In Jena selbst, wo Wohnraum knapp ist, konnte die Stadtverwaltung keinen Platz für die Container finden. So entstand für Riedel-Bau die Fläche in Großlöbichau. Ein Drittel der Fläche stellte Vacom zur Verfügung. Dass die Unterkunft zu so einem Trubel in der Gemeinde führt, hätte Jens Bergner nicht erwartet. Der Vacom-Geschäftsführer ist weltweit unterwegs. „Wenn ich nach China fahre, erlebte ich enorme Gastfreundlichkeit und hier wollen sie die Bürgermeisterin abwählen, wenn Bauarbeiter ein paar Monate hier leben.“
Es sei auch der Gemeinde ein Wunsch gewesen, sich kennenzulernen.
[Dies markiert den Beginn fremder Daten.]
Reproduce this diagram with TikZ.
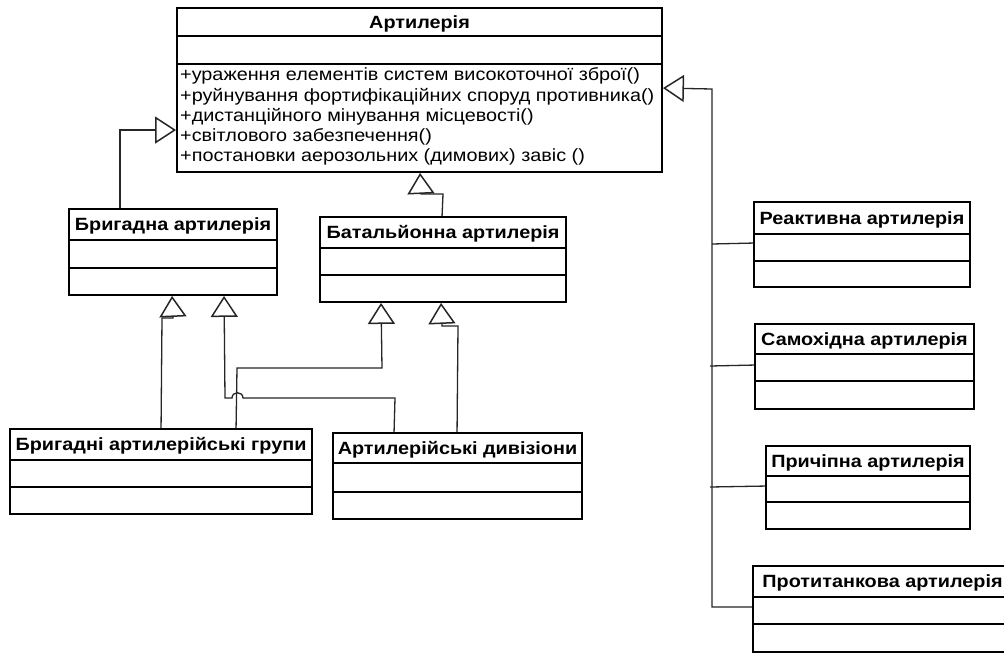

Bürgermeisterin IsserstedtTheilig kam mit Gemeinderäten und Bürgern dazu. „Man wird nicht mehr so persönlich angegangen“, sagt sie zur Frage nach der Stimmung im Ort. Bis jetzt laufe es gut mit den Bauarbeitern, die seit Ende Januar die Container bezogen haben. Das bestätigt auch Stefan Balzer von Riedel-Bau. „Die Arbeiter leben zurückgezogen.“Für das Bauunternehmen sei ein solche Projekt wie Zeiss zu groß, um es mit eigenem Personal zu bewerkstelligen. Daher werden auch ausländische Fachkräfte hinzu geholt.
Beim Fest zeigten sich sprachliche Hürden. Außer Alin Pînvu sprach kaum jemand Deutsch oder Englisch von den Bauarbeitern, die aus Rumänien, der Ukraine, Serbien und der Türkei kommen. Bröckchen wie Danke und Hallo flossen aber selbstverständlich ein. Ein Kranführer konnte ein wichtiges Detail seiner Arbeit auf Deutsch ausdrücken: „Fünfundsechzig Meter!“, sagte er lächelnd. So hoch ist sein tägliches Arbeitsgerät.
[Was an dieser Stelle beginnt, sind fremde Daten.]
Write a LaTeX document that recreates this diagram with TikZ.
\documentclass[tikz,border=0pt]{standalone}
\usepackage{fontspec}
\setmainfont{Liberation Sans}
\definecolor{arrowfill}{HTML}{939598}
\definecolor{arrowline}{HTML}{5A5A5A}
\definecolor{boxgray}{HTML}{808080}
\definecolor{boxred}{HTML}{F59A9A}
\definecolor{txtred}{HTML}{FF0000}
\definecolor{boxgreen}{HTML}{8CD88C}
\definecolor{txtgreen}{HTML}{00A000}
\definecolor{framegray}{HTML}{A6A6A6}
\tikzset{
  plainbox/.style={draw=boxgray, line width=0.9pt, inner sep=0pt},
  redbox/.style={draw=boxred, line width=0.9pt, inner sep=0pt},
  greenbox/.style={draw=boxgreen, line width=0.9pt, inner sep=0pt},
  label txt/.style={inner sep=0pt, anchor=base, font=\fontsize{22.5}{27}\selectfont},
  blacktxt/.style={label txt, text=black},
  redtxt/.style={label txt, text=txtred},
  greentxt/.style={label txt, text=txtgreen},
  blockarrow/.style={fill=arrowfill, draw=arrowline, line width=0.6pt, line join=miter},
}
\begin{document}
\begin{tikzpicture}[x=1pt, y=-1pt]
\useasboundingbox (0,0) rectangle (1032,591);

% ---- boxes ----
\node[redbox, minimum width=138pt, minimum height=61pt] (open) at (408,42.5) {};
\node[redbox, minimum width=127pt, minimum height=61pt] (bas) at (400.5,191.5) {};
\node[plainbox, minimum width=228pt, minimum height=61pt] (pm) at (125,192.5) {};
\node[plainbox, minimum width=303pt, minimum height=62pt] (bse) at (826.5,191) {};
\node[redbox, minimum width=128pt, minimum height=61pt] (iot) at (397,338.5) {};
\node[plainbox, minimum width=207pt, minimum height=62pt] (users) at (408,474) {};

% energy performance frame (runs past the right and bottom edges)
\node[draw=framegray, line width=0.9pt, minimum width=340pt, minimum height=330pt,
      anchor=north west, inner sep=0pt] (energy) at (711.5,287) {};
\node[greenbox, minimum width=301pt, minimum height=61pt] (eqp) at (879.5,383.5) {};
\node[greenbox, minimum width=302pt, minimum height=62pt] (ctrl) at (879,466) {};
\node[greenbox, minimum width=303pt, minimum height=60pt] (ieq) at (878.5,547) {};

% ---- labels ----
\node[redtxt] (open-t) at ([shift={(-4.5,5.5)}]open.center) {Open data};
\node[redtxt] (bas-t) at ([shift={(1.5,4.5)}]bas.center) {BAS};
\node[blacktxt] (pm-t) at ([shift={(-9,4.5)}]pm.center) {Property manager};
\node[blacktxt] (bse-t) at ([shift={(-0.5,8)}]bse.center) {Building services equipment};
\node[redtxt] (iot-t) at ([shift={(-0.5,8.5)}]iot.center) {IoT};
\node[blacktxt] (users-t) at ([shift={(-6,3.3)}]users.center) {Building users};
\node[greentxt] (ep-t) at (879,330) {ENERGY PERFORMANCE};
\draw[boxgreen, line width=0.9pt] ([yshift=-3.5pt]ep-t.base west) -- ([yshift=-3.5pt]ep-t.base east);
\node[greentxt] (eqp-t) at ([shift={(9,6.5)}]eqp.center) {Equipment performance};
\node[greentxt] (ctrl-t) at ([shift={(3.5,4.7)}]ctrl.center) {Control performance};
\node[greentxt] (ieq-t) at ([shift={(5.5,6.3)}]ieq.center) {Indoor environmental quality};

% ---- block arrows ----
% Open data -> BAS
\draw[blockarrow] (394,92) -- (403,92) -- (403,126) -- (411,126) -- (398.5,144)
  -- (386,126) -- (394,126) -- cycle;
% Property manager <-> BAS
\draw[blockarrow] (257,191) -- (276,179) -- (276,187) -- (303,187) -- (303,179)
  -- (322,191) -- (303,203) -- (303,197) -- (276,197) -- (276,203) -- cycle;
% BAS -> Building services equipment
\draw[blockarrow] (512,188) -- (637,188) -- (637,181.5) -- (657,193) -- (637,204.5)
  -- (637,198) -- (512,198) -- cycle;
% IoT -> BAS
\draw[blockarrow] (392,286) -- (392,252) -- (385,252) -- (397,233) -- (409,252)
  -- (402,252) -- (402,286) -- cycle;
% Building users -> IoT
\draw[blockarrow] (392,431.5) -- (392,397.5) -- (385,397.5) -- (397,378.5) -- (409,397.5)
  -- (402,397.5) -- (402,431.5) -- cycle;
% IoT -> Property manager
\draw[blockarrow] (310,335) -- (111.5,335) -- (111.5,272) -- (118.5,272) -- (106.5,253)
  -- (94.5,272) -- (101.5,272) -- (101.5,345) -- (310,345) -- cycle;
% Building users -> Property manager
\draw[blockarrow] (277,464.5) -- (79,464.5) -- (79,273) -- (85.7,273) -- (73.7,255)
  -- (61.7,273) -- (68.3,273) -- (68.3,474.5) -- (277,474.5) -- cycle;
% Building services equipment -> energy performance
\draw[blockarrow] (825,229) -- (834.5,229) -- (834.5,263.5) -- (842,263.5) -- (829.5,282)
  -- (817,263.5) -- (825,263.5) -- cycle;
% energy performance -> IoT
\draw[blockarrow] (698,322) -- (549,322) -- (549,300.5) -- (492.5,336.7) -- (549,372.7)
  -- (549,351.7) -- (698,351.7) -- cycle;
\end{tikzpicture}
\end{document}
Für die Bauarbeiter schien das Fest eine gelungene Abwechslung zu sein. Riedel-Bau will weitere Veranstaltungen anbieten, Vacom steht einem erneuten Angebot in Großlöbichau offen gegenüber. Eine Bürgerin bedauerte: Jene, die vehement gegen die Unterkunft argumentierten, sah sie nicht beim Fest.